P&PC: What do you see in your future in this industry?
PA: I see myself continuing to help my colleagues and the company grow, standardizing best practices between the facilities and pursuing to create the Kruger culture in our new facilities. Along the way, I hope to spark the interest of others, helping them realize that the industry has endless possibilities to offer if they are up for the challenge.
I will also continue to strive to be the best version of myself, lead by example, help others improve personally and professionally and foster positive teamwork where everyone is playing to their strengths to make a significant lasting and positive difference.
P&PC: What advice do you have for women who want to build careers in this industry?

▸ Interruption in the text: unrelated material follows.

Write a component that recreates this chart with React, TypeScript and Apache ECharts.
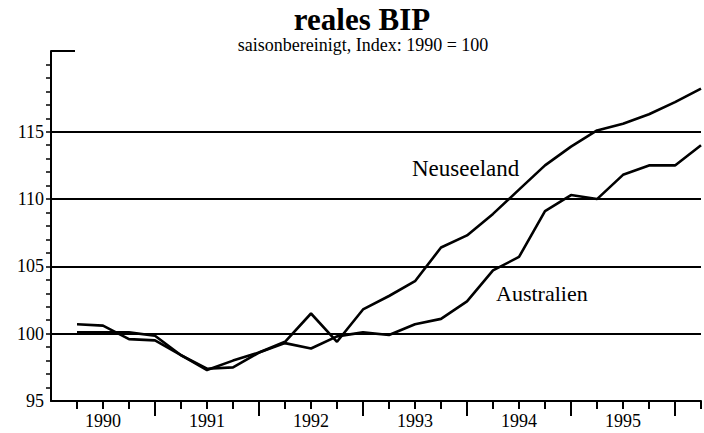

PA: Jump in feet-first! You will amaze yourself and others around you with your strengths and the new perspectives you will bring to the industry that has been around for centuries. Be inquisitive, seek knowledge and ask for help. You will be able to accomplish and emerge into a life long fulfilling passion.
The industry has so much to offer in so many different capacities that there is something for everyone. From science and technology, engineering and reliability to finance, press and design. There are careers for entry-level labourers and skilled trades – millwrights and electricians, the list goes on.
And because the industry has such a diverse range of career opportunities, it means you can change careers without having to look outside the industry.
If you land on the packaging side, you will never look at a box the same way. Trust me!